Elle Fanning Maleficent interview

Teen actress talks playing a Disney princess, fashion and feminism


At 16, Elle Fanning has been acting for as long as she can remember. But that didn’t stop her getting star-struck meeting Angelina Jolie. The actress talks to Anna Smith about playing a Disney princess, fashion and feminism.

Once upon a time, Dakota Fanning was the queen of all the Hollywood child actresses. Then along came her little sister Elle, succeeding her to the throne. Now 16, Elle plays Princess Aurora in Maleficent, Disney’s new live action retelling of Sleeping Beauty from the point of view of the eponymous villainess, played by Angelina Jolie.

Fanning is all laughs and smiles when we meet her in London. She’s wearing a pink vintage Chanel suit jacket with a miniskirt and fashiony sports socks with her high heels. As you’d expect, her conversation is a mix of old-beyond-her-years film industry chat and teenage slang. The actress landed her first role at the age of two and has been acting ever since, best known for playing a Hollywood star’s spoilt daughter in Sofia Coppola’s Somewhere.

Were you nervous meeting Angelina Jolie for the first time? 

‘Yes. We were at Pinewood Studios rehearsing. Everyone was, like, [whispers] “Angelina’s here!” and I turned the corner and there she was. Then you’re like: Oh, she’s a lady. Everyone stares at her, she’s so gorgeous. But she gave me a huge hug and said: “I’m so happy we’re going to work together, we’re going to have so much fun.” And it really was.’

Were you a fan of Disney princesses growing up?
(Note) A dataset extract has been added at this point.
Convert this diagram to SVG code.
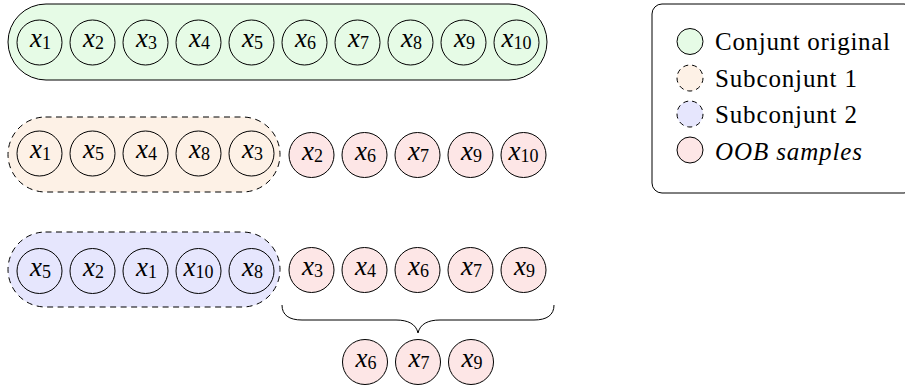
<svg xmlns="http://www.w3.org/2000/svg" width="905" height="390" viewBox="0 0 905 390">
  <defs>
    <style>
      .node circle { stroke: #000; stroke-width: 1; }
      .g { fill: #e6fbe6; }
      .o { fill: #fdf1e6; }
      .b { fill: #e6e6fd; }
      .r { fill: #fde6e6; }
      .lbl { font-size: 27px; text-anchor: middle; }
      .sub { font-size: 18px; }
      .grp { stroke: #000; stroke-width: 1; }
      .dash { stroke-dasharray: 6 4.5; }
      .leg { font-size: 25px; }
    </style>
  </defs>

  <!-- set outlines -->
  <g id="set-original"><rect class="grp g" x="8" y="4" width="539" height="76" rx="38"/></g>
  <g id="set-sub1"><rect class="grp o dash" x="8" y="117" width="272" height="75" rx="37.5"/></g>
  <g id="set-sub2"><rect class="grp b dash" x="8" y="232" width="272" height="75" rx="37.5"/></g>

  <!-- original set -->
  <g id="orig-x1" class="node"><circle class="g" cx="39.5" cy="42.5" r="22.5"/><text class="lbl" font-family="Liberation Serif" font-style="italic" x="40.5" y="47">x<tspan class="sub" font-style="normal" dy="2">1</tspan></text></g>
  <g id="orig-x2" class="node"><circle class="g" cx="92.5" cy="42.5" r="22.5"/><text class="lbl" font-family="Liberation Serif" font-style="italic" x="93.5" y="47">x<tspan class="sub" font-style="normal" dy="2">2</tspan></text></g>
  <g id="orig-x3" class="node"><circle class="g" cx="145.5" cy="42.5" r="22.5"/><text class="lbl" font-family="Liberation Serif" font-style="italic" x="146.5" y="47">x<tspan class="sub" font-style="normal" dy="2">3</tspan></text></g>
  <g id="orig-x4" class="node"><circle class="g" cx="198.5" cy="42.5" r="22.5"/><text class="lbl" font-family="Liberation Serif" font-style="italic" x="199.5" y="47">x<tspan class="sub" font-style="normal" dy="2">4</tspan></text></g>
  <g id="orig-x5" class="node"><circle class="g" cx="251.5" cy="42.5" r="22.5"/><text class="lbl" font-family="Liberation Serif" font-style="italic" x="252.5" y="47">x<tspan class="sub" font-style="normal" dy="2">5</tspan></text></g>
  <g id="orig-x6" class="node"><circle class="g" cx="304.5" cy="42.5" r="22.5"/><text class="lbl" font-family="Liberation Serif" font-style="italic" x="305.5" y="47">x<tspan class="sub" font-style="normal" dy="2">6</tspan></text></g>
  <g id="orig-x7" class="node"><circle class="g" cx="357.5" cy="42.5" r="22.5"/><text class="lbl" font-family="Liberation Serif" font-style="italic" x="358.5" y="47">x<tspan class="sub" font-style="normal" dy="2">7</tspan></text></g>
  <g id="orig-x8" class="node"><circle class="g" cx="410.5" cy="42.5" r="22.5"/><text class="lbl" font-family="Liberation Serif" font-style="italic" x="411.5" y="47">x<tspan class="sub" font-style="normal" dy="2">8</tspan></text></g>
  <g id="orig-x9" class="node"><circle class="g" cx="463.5" cy="42.5" r="22.5"/><text class="lbl" font-family="Liberation Serif" font-style="italic" x="464.5" y="47">x<tspan class="sub" font-style="normal" dy="2">9</tspan></text></g>
  <g id="orig-x10" class="node"><circle class="g" cx="516.5" cy="42.5" r="22.5"/><text class="lbl" font-family="Liberation Serif" font-style="italic" x="516.5" y="47">x<tspan class="sub" font-style="normal" dy="2">10</tspan></text></g>

  <!-- subset 1 -->
  <g id="s1-x1" class="node"><circle class="o" cx="39.5" cy="153.5" r="22.5"/><text class="lbl" font-family="Liberation Serif" font-style="italic" x="40.5" y="158">x<tspan class="sub" font-style="normal" dy="2">1</tspan></text></g>
  <g id="s1-x5" class="node"><circle class="o" cx="92.5" cy="153.5" r="22.5"/><text class="lbl" font-family="Liberation Serif" font-style="italic" x="93.5" y="158">x<tspan class="sub" font-style="normal" dy="2">5</tspan></text></g>
  <g id="s1-x4" class="node"><circle class="o" cx="145.5" cy="153.5" r="22.5"/><text class="lbl" font-family="Liberation Serif" font-style="italic" x="146.5" y="158">x<tspan class="sub" font-style="normal" dy="2">4</tspan></text></g>
  <g id="s1-x8" class="node"><circle class="o" cx="198.5" cy="153.5" r="22.5"/><text class="lbl" font-family="Liberation Serif" font-style="italic" x="199.5" y="158">x<tspan class="sub" font-style="normal" dy="2">8</tspan></text></g>
  <g id="s1-x3" class="node"><circle class="o" cx="251.5" cy="153.5" r="22.5"/><text class="lbl" font-family="Liberation Serif" font-style="italic" x="252.5" y="158">x<tspan class="sub" font-style="normal" dy="2">3</tspan></text></g>

  <!-- out-of-bag for subset 1 -->
  <g id="oob1-x2" class="node"><circle class="r" cx="311.5" cy="155" r="22.5"/><text class="lbl" font-family="Liberation Serif" font-style="italic" x="312.5" y="159.5">x<tspan class="sub" font-style="normal" dy="2">2</tspan></text></g>
  <g id="oob1-x6" class="node"><circle class="r" cx="364.5" cy="155" r="22.5"/><text class="lbl" font-family="Liberation Serif" font-style="italic" x="365.5" y="159.5">x<tspan class="sub" font-style="normal" dy="2">6</tspan></text></g>
  <g id="oob1-x7" class="node"><circle class="r" cx="417.5" cy="155" r="22.5"/><text class="lbl" font-family="Liberation Serif" font-style="italic" x="418.5" y="159.5">x<tspan class="sub" font-style="normal" dy="2">7</tspan></text></g>
  <g id="oob1-x9" class="node"><circle class="r" cx="470.5" cy="155" r="22.5"/><text class="lbl" font-family="Liberation Serif" font-style="italic" x="471.5" y="159.5">x<tspan class="sub" font-style="normal" dy="2">9</tspan></text></g>
  <g id="oob1-x10" class="node"><circle class="r" cx="523.5" cy="155" r="22.5"/><text class="lbl" font-family="Liberation Serif" font-style="italic" x="523.5" y="159.5">x<tspan class="sub" font-style="normal" dy="2">10</tspan></text></g>

  <!-- subset 2 -->
  <g id="s2-x5" class="node"><circle class="b" cx="39.5" cy="271" r="22.5"/><text class="lbl" font-family="Liberation Serif" font-style="italic" x="40.5" y="275.5">x<tspan class="sub" font-style="normal" dy="2">5</tspan></text></g>
  <g id="s2-x2" class="node"><circle class="b" cx="92.5" cy="271" r="22.5"/><text class="lbl" font-family="Liberation Serif" font-style="italic" x="93.5" y="275.5">x<tspan class="sub" font-style="normal" dy="2">2</tspan></text></g>
  <g id="s2-x1" class="node"><circle class="b" cx="145.5" cy="271" r="22.5"/><text class="lbl" font-family="Liberation Serif" font-style="italic" x="146.5" y="275.5">x<tspan class="sub" font-style="normal" dy="2">1</tspan></text></g>
  <g id="s2-x10" class="node"><circle class="b" cx="198.5" cy="271" r="22.5"/><text class="lbl" font-family="Liberation Serif" font-style="italic" x="198.5" y="275.5">x<tspan class="sub" font-style="normal" dy="2">10</tspan></text></g>
  <g id="s2-x8" class="node"><circle class="b" cx="251.5" cy="271" r="22.5"/><text class="lbl" font-family="Liberation Serif" font-style="italic" x="252.5" y="275.5">x<tspan class="sub" font-style="normal" dy="2">8</tspan></text></g>

  <!-- out-of-bag for subset 2 -->
  <g id="oob2-x3" class="node"><circle class="r" cx="311.5" cy="270" r="22.5"/><text class="lbl" font-family="Liberation Serif" font-style="italic" x="312.5" y="274.5">x<tspan class="sub" font-style="normal" dy="2">3</tspan></text></g>
  <g id="oob2-x4" class="node"><circle class="r" cx="364.5" cy="270" r="22.5"/><text class="lbl" font-family="Liberation Serif" font-style="italic" x="365.5" y="274.5">x<tspan class="sub" font-style="normal" dy="2">4</tspan></text></g>
  <g id="oob2-x6" class="node"><circle class="r" cx="417.5" cy="270" r="22.5"/><text class="lbl" font-family="Liberation Serif" font-style="italic" x="418.5" y="274.5">x<tspan class="sub" font-style="normal" dy="2">6</tspan></text></g>
  <g id="oob2-x7" class="node"><circle class="r" cx="470.5" cy="270" r="22.5"/><text class="lbl" font-family="Liberation Serif" font-style="italic" x="471.5" y="274.5">x<tspan class="sub" font-style="normal" dy="2">7</tspan></text></g>
  <g id="oob2-x9" class="node"><circle class="r" cx="523.5" cy="270" r="22.5"/><text class="lbl" font-family="Liberation Serif" font-style="italic" x="524.5" y="274.5">x<tspan class="sub" font-style="normal" dy="2">9</tspan></text></g>

  <!-- intersection of the out-of-bag samples -->
  <g id="common-x6" class="node"><circle class="r" cx="365" cy="362" r="22.5"/><text class="lbl" font-family="Liberation Serif" font-style="italic" x="366" y="366.5">x<tspan class="sub" font-style="normal" dy="2">6</tspan></text></g>
  <g id="common-x7" class="node"><circle class="r" cx="418" cy="362" r="22.5"/><text class="lbl" font-family="Liberation Serif" font-style="italic" x="419" y="366.5">x<tspan class="sub" font-style="normal" dy="2">7</tspan></text></g>
  <g id="common-x9" class="node"><circle class="r" cx="471" cy="362" r="22.5"/><text class="lbl" font-family="Liberation Serif" font-style="italic" x="472" y="366.5">x<tspan class="sub" font-style="normal" dy="2">9</tspan></text></g>

  <!-- connectors -->
  <g id="connectors" fill="none" stroke="#000" stroke-width="1">
    <path d="M282,305 C282,315 289,320 302,320 L396,320 C408,320 416,324 418,333 C420,324 428,320 440,320 L534,320 C547,320 554,315 554,305"/>
  </g>

  <!-- legend -->
  <g id="legend">
    <rect x="652" y="4" width="262" height="189" rx="10" fill="#fff" stroke="#000" stroke-width="1"/>
    <circle class="g" cx="690" cy="41.5" r="13" stroke="#000" stroke-width="1"/>
    <circle class="o" cx="690" cy="78" r="13" stroke="#000" stroke-width="1" stroke-dasharray="5 4"/>
    <circle class="b" cx="690" cy="114" r="13" stroke="#000" stroke-width="1" stroke-dasharray="5 4"/>
    <circle class="r" cx="690" cy="150" r="13" stroke="#000" stroke-width="1"/>
    <text class="leg" font-family="Liberation Serif" x="715" y="50" textLength="175">Conjunt original</text>
    <text class="leg" font-family="Liberation Serif" x="715" y="86.5" textLength="142">Subconjunt 1</text>
    <text class="leg" font-family="Liberation Serif" x="715" y="123" textLength="142">Subconjunt 2</text>
    <text class="leg" font-family="Liberation Serif" x="715" y="159.5" textLength="147" font-style="italic">OOB samples</text>
  </g>
</svg>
‘Yes, and Sleeping Beauty was my favourite. I looked like her: blonde hair and pink dress. I love pink. I would go buy her stuff in the Disney store and dress up. It’s a dream come true. I watched the animated film so many times.’

People are talking about Maleficent as a feminist film. Was it important to you that it focused on female characters?
‘Yeah. It’s hard to find roles that aren’t just ‘the girlfriend’, and it’s nice to portray iconic women. We do have a prince in our film, and there is romantic love, but there are a lot of different types of love too: like love for your homeland. Maleficent is very protective of the moors – that’s her fairy kingdom and she doesn’t want a man to take over. Angelina always loved Maleficent as a girl so she wanted to make sure it was right.’

Judging from the trailer, the film is quite dark. Is it funny at all?

‘Yes. Angelina is really funny and Maleficent definitely has that dark humour. The three pixies [Imelda Staunton, Lesley Manville And Juno Temple], they’re all pretty outrageous actually.’

What are your first memories of acting?

‘Well, I did my first movie when I was two, playing my sister at a younger age. I don’t remember being on set. When I was four I did The Door in the Floor, with Jeff Bridges and Kim Basinger playing my parents. Jeff and me would draw between takes. He taught me to draw legs.’

Do you and Dakota talk about work when you’re together?

‘It’s funny, Dakota is at NYU studying women in film, but we don’t talk about films very much when we’re together. We talk about other things. We’re four years apart, so when you’re ten and 14 you’re just fighting. But as we get older we’re becoming closer friends and we trust each other not to go tattletale or anything.’

Do you think you have a normal relationship with your parents?

‘Definitely. Our parents always instilled in us that whatever you do, you always have to try your hardest, never be lazy about it. If I ever acted pumped-up they would be... “No!”’

What about friends? Is it hard to keep your friendships normal?

‘No. My friends were like, “I saw you on a poster. It was really weird.”’ You know, I’m only 16. I still go to school dances and stuff.’

You love fashion. Where do you go when you come to London?

‘I love Topshop, it’s so giant. Me and mom go. She kind of manages me.’

Have you thought about doing something other than acting? 

‘I think about it. I do a lot of ballet, five days a week after school. If I wasn’t doing this I’d probably dedicate myself to that. But if you’re going to be a prima ballerina you have to stop everything. Now that I’ve done acting, I want to always do it.’